Your task: Print again only this span: the line with "Generate a Python", the line with "fig.add_traces(bar_traces(i, women[i], WOM_C))", and all lines between them, exactly as given.

** start Exercise data **

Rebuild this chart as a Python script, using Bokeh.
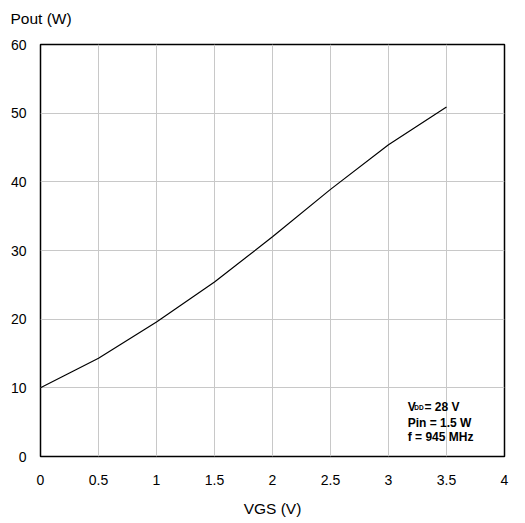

** end Exercise data **
** start Exercise data **

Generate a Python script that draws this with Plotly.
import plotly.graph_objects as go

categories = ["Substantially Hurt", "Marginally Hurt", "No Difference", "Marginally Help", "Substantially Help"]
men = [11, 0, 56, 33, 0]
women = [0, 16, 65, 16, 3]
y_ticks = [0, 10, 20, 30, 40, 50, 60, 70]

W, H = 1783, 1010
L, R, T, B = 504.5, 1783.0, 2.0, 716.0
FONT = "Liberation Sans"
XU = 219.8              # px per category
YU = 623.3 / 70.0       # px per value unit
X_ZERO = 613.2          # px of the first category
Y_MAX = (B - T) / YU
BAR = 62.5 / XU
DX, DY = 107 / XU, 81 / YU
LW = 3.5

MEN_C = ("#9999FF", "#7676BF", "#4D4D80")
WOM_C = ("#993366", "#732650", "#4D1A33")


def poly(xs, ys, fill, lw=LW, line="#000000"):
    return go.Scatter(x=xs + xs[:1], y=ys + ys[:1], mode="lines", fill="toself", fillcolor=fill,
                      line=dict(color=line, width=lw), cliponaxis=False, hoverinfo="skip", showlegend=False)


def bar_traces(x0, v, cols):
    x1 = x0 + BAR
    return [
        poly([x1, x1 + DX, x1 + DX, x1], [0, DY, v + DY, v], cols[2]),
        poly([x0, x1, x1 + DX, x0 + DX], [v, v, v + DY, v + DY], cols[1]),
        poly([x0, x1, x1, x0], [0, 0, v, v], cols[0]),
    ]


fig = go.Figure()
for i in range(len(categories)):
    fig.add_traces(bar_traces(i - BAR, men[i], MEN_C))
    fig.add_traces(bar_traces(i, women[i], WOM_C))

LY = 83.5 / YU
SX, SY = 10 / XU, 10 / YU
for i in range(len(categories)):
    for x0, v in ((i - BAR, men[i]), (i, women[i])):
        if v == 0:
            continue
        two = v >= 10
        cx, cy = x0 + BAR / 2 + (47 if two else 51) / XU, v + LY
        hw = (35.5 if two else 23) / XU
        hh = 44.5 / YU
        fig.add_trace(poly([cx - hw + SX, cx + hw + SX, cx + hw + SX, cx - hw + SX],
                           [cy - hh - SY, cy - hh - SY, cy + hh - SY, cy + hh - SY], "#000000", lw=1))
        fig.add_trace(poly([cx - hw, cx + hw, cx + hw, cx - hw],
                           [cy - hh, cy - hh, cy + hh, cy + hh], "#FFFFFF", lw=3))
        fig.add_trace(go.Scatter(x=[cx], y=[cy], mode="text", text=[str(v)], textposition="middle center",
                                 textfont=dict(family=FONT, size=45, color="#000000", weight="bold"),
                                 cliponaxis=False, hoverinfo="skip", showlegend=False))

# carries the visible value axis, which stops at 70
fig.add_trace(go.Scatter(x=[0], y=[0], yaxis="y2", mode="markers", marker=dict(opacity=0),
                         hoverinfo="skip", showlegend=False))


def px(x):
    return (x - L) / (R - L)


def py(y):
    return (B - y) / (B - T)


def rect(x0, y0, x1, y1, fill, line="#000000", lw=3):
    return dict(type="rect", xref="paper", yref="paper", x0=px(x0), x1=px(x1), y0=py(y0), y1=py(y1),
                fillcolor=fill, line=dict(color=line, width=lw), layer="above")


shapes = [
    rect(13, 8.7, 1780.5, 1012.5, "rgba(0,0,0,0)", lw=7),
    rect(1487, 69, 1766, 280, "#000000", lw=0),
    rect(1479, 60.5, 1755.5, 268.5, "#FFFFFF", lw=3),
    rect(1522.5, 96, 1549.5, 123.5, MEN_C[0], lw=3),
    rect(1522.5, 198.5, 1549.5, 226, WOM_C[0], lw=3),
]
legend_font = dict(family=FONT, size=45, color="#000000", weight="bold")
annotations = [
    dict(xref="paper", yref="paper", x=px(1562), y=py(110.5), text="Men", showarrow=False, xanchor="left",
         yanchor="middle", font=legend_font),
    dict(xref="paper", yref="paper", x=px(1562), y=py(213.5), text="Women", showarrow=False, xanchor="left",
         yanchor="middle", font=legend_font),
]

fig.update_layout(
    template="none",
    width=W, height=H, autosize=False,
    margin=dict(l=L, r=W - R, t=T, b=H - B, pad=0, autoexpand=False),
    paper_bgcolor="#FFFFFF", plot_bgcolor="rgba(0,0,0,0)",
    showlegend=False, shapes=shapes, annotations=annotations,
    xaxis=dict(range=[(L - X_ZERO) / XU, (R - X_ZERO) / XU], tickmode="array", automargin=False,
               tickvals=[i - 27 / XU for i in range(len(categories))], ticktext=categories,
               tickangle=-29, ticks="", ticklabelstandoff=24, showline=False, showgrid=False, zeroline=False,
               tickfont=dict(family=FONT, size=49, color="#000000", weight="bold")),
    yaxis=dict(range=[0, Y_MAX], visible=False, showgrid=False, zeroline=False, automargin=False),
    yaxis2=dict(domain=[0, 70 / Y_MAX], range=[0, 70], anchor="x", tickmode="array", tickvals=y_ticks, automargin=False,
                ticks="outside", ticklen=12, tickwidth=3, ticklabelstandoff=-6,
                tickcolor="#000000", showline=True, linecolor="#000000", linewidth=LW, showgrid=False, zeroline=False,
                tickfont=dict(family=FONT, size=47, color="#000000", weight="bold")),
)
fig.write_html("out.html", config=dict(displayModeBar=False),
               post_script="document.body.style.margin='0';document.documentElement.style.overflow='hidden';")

** end Exercise data **

In response:
Generate a Python script that draws this with Plotly.
import plotly.graph_objects as go

categories = ["Substantially Hurt", "Marginally Hurt", "No Difference", "Marginally Help", "Substantially Help"]
men = [11, 0, 56, 33, 0]
women = [0, 16, 65, 16, 3]
y_ticks = [0, 10, 20, 30, 40, 50, 60, 70]

W, H = 1783, 1010
L, R, T, B = 504.5, 1783.0, 2.0, 716.0
FONT = "Liberation Sans"
XU = 219.8              # px per category
YU = 623.3 / 70.0       # px per value unit
X_ZERO = 613.2          # px of the first category
Y_MAX = (B - T) / YU
BAR = 62.5 / XU
DX, DY = 107 / XU, 81 / YU
LW = 3.5

MEN_C = ("#9999FF", "#7676BF", "#4D4D80")
WOM_C = ("#993366", "#732650", "#4D1A33")


def poly(xs, ys, fill, lw=LW, line="#000000"):
    return go.Scatter(x=xs + xs[:1], y=ys + ys[:1], mode="lines", fill="toself", fillcolor=fill,
                      line=dict(color=line, width=lw), cliponaxis=False, hoverinfo="skip", showlegend=False)


def bar_traces(x0, v, cols):
    x1 = x0 + BAR
    return [
        poly([x1, x1 + DX, x1 + DX, x1], [0, DY, v + DY, v], cols[2]),
        poly([x0, x1, x1 + DX, x0 + DX], [v, v, v + DY, v + DY], cols[1]),
        poly([x0, x1, x1, x0], [0, 0, v, v], cols[0]),
    ]


fig = go.Figure()
for i in range(len(categories)):
    fig.add_traces(bar_traces(i - BAR, men[i], MEN_C))
    fig.add_traces(bar_traces(i, women[i], WOM_C))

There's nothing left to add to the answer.